**EXERCISE OBJECTIVE**
Repeat the lines of the data that follow, please, starting at the first and stopping after the one with "var width = 1529, height = 1020".

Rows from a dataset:
╭──

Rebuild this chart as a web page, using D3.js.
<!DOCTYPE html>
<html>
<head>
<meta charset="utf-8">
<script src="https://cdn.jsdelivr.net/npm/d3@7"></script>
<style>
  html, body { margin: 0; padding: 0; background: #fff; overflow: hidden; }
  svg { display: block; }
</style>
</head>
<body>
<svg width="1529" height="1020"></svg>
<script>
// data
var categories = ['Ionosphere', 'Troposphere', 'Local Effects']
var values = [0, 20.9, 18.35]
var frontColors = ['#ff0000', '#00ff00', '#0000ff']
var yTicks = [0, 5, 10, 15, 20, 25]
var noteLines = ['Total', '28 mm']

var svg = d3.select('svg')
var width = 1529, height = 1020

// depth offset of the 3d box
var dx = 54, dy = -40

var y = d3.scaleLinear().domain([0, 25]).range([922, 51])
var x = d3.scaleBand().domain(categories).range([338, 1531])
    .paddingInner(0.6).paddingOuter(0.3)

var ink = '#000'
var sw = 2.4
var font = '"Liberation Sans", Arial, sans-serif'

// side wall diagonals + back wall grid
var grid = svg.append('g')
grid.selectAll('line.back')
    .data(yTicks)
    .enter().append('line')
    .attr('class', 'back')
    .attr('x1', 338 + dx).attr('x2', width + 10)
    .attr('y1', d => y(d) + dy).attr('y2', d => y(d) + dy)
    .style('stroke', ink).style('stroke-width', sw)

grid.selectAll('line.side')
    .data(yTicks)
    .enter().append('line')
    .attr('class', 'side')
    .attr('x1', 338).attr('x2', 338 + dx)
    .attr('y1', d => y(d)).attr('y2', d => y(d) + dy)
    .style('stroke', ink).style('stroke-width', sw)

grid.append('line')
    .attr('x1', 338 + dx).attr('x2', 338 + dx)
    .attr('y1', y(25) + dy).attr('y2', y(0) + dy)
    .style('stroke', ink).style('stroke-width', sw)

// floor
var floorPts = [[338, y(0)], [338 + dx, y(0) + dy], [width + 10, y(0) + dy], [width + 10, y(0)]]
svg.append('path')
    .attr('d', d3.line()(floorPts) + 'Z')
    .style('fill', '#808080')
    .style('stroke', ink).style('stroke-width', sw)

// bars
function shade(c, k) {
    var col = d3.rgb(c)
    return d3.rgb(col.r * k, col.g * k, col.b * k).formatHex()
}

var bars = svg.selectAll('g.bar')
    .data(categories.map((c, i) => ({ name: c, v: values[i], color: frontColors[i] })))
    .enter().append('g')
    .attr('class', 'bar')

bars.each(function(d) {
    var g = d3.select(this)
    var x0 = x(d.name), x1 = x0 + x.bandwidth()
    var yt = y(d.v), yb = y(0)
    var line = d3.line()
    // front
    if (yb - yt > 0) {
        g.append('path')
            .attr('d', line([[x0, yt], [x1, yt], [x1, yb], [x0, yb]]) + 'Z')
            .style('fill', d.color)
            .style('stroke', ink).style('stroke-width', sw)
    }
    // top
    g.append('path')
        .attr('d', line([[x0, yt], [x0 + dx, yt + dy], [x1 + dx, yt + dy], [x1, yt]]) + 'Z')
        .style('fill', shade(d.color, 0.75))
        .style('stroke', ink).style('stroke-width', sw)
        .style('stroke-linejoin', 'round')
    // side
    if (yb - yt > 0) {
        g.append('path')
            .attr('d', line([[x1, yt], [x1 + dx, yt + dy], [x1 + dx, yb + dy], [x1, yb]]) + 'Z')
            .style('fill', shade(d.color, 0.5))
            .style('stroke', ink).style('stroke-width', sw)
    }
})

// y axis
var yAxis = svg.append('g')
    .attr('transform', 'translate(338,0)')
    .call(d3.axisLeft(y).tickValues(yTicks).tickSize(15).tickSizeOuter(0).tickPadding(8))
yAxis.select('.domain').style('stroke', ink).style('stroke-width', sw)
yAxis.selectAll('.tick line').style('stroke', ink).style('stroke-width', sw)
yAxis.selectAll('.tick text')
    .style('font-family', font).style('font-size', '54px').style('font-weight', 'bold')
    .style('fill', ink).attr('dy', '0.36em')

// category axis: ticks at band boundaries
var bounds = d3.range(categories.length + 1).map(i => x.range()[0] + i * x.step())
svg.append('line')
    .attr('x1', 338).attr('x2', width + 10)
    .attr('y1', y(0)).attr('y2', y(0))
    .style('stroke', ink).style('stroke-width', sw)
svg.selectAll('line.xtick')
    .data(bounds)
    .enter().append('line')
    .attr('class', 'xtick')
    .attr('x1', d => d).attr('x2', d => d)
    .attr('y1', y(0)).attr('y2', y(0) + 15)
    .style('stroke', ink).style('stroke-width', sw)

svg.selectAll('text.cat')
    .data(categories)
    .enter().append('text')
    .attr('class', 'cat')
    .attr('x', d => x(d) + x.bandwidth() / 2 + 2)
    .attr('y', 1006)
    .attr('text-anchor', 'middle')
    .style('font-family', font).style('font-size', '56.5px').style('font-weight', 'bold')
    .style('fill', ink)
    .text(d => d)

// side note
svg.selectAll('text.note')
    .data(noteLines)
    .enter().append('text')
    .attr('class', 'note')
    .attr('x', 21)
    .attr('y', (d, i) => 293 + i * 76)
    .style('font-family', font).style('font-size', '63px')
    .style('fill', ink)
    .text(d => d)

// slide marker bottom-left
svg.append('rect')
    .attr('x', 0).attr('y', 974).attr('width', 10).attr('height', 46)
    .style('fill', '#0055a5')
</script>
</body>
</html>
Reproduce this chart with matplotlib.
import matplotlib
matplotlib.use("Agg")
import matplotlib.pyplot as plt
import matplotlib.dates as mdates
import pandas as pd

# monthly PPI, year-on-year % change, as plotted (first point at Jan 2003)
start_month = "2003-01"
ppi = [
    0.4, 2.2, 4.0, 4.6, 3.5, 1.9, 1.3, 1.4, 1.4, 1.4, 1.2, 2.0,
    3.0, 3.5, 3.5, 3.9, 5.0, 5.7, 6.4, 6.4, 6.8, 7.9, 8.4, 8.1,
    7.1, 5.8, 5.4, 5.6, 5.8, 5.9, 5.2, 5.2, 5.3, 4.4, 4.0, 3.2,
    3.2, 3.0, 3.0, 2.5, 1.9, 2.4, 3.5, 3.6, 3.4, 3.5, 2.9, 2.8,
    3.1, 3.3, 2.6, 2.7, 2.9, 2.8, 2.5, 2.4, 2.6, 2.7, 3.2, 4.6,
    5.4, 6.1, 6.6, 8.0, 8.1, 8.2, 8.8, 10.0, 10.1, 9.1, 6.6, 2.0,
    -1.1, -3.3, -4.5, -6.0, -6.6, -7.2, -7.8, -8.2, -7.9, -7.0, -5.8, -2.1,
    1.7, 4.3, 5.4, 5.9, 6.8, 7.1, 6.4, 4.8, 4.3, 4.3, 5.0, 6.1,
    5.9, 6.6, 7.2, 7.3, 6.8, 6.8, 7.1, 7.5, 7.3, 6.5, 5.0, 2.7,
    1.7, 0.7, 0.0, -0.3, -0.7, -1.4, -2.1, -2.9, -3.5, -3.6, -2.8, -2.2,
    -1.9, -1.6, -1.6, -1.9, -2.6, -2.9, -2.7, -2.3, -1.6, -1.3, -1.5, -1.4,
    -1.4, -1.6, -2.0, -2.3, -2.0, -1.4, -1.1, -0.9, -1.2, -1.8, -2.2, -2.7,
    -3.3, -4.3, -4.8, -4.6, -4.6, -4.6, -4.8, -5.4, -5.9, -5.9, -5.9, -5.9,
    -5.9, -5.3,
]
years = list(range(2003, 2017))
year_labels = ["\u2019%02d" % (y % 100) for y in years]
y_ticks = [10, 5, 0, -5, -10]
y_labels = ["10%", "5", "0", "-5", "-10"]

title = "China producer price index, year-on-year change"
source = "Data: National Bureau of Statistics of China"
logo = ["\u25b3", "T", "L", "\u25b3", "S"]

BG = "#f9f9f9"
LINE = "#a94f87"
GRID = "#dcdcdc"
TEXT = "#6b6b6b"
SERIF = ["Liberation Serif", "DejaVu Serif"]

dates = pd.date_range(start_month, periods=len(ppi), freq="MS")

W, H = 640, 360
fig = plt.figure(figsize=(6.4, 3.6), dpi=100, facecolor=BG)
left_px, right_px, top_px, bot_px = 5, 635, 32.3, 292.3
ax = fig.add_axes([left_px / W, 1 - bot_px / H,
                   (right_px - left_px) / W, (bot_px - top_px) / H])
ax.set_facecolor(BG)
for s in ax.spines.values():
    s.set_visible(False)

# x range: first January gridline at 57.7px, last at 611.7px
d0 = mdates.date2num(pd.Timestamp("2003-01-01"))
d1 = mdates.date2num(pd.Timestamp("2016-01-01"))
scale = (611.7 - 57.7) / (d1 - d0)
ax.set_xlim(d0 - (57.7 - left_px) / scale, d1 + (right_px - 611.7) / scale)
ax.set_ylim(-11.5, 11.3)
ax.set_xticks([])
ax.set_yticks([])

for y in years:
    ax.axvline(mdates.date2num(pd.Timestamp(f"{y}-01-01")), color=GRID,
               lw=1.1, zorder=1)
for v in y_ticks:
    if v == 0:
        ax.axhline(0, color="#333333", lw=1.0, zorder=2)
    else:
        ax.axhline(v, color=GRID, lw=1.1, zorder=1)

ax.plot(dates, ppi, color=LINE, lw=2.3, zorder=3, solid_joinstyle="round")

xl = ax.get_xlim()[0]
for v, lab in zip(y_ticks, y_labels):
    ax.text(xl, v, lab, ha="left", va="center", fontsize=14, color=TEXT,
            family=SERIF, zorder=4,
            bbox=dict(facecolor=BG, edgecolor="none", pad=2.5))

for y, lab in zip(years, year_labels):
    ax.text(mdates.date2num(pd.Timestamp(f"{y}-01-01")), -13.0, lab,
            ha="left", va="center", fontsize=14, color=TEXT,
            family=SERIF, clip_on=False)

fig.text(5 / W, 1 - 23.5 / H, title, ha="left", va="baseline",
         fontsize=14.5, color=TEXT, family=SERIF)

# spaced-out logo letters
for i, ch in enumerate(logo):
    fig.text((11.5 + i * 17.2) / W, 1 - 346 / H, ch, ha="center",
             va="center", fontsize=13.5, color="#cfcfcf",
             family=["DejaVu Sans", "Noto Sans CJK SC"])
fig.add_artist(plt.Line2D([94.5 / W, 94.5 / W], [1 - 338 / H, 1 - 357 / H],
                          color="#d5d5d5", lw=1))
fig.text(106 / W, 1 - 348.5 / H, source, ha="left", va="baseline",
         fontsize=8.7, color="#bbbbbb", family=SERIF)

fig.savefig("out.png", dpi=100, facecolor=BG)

╰──

**RESULT OF THIS TASK**
Rebuild this chart as a web page, using D3.js.
<!DOCTYPE html>
<html>
<head>
<meta charset="utf-8">
<script src="https://cdn.jsdelivr.net/npm/d3@7"></script>
<style>
  html, body { margin: 0; padding: 0; background: #fff; overflow: hidden; }
  svg { display: block; }
</style>
</head>
<body>
<svg width="1529" height="1020"></svg>
<script>
// data
var categories = ['Ionosphere', 'Troposphere', 'Local Effects']
var values = [0, 20.9, 18.35]
var frontColors = ['#ff0000', '#00ff00', '#0000ff']
var yTicks = [0, 5, 10, 15, 20, 25]
var noteLines = ['Total', '28 mm']

var svg = d3.select('svg')
var width = 1529, height = 1020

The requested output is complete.